California Taking All The Fun Out Of Driving

First, no phone calls unless they’re hands-free. Now, no texts or emails on my Crackberry…

Starting January 1, 2009 a new law will go into effect where writing, sending, or reading a text-based communication while driving will be against the law for all drivers in California.

This new law applies to electronic wireless communications devices used to manually communicate with any person using text-based communication, including, but not limited to, communications referred to as a text message, instant message, or electronic mail.

Violating this law is punishable by a base fine of $20 for a first offense and $50 for each subsequent offense. With the addition of penalty assessments, fines can be more than triple the base fine amount.

I suppose this won’t apply to those enforcing the law, though.

  • thomasblair

    This is a great law. More laws like this are needed to destroy the legitimacy of the state in the eyes of the people. When they realize what they’ve lost, they’ll understand what they have to gain by throwing off the chains of the state.

  • Paul

    To the first poster: I half-agree with you, but when I look at the UK nanny state, I’m afraid that people have become far too apathetic.

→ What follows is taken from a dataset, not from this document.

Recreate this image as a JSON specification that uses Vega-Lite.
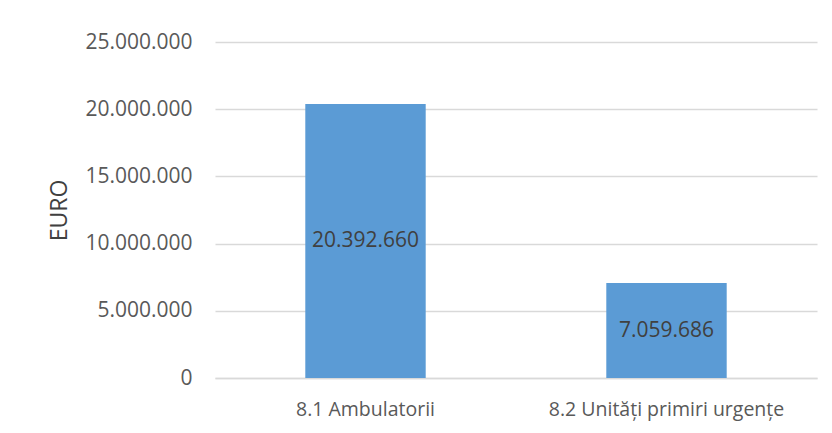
{
  "$schema": "https://vega.github.io/schema/vega-lite/v6.json",
  "width": 602,
  "height": 336,
  "autosize": {"type": "none"},
  "padding": {"left": 215, "top": 42, "right": 15, "bottom": 55},
  "background": "white",
  "config": {
    "view": {"stroke": null},
    "font": "Open Sans",
    "locale": {"number": {"decimal": ",", "thousands": ".", "grouping": [3], "currency": ["", " €"]}}
  },
  "data": {
    "values": [
      {"category": "8.1 Ambulatorii", "value": 20392660},
      {"category": "8.2 Unități primiri urgențe", "value": 7059686}
    ]
  },
  "encoding": {
    "x": {
      "field": "category", "type": "nominal", "sort": null,
      "scale": {"paddingInner": 0.6, "paddingOuter": 0.3},
      "axis": {"title": null, "labelAngle": 0, "labelFontSize": 19.5, "labelColor": "#595959", "labelLimit": 0,
               "labelPadding": 22, "ticks": false, "domainColor": "#d9d9d9", "domainWidth": 1.3, "grid": false}
    }
  },
  "layer": [
    {
      "mark": {"type": "bar", "color": "#5B9BD5"},
      "encoding": {
        "y": {
          "field": "value", "type": "quantitative",
          "scale": {"domain": [0, 25000000]},
          "axis": {"title": "EURO", "titleFontSize": 23, "titleFontWeight": "normal", "titleColor": "#404040",
                   "titlePadding": 13, "values": [0, 5000000, 10000000, 15000000, 20000000, 25000000],
                   "format": ",.0f", "labelFontSize": 21, "labelColor": "#595959", "labelPadding": 23,
                   "ticks": false, "domain": false, "gridColor": "#d9d9d9", "gridWidth": 1.3}
        }
      }
    },
    {
      "mark": {"type": "text", "fontSize": 21, "color": "#404040", "baseline": "middle"},
      "encoding": {
        "y": {"field": "value", "type": "quantitative", "scale": {"domain": [0, 50000000]}, "axis": null},
        "text": {"field": "value", "type": "quantitative", "format": ",.0f"}
      }
    }
  ],
  "resolve": {"scale": {"y": "independent"}}
}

    I believe that foreign nations requiring military training may actually have a better patriotic foundation than our United States, and of course, the soft UK.

  • Brad Warbiany


    In all honesty, this law actually will probably improve safety. Texting/emailing while driving is *not* safe, and I know that having done it many times. This isn’t one that will raise the public’s ire, because there is at least a compelling case to be made that this is a safety measure.

    Personally, I criticize this because I think it’s largely a “revenue-raising” and “give me a reason to pull you over so I can investigate you further” measure. But I’m not cynical enough to believe that regulating texting/emailing while driving won’t improve safety.

    If you want an example that might actually get the public into a frenzy, let’s see the justice department start throwing people in jail for playing online poker. Right now it’s “illegal”, but not enforced in the slightest. If the government started cracking down on these “offenders”, there might be some backlash. Which is why they don’t do it. They make it illegal to placate the Baptists, and the Bootleggers know their markets won’t be broken up.

  • Norm Nelson

    Actually I think it is making it less safe. Many now instead of putting the device up in front of them are now hiding the device in their laps where police are less likely to see them and drivers are much more eye diverted. I see it all the time as I drive in the slow lane and others pass by on my left.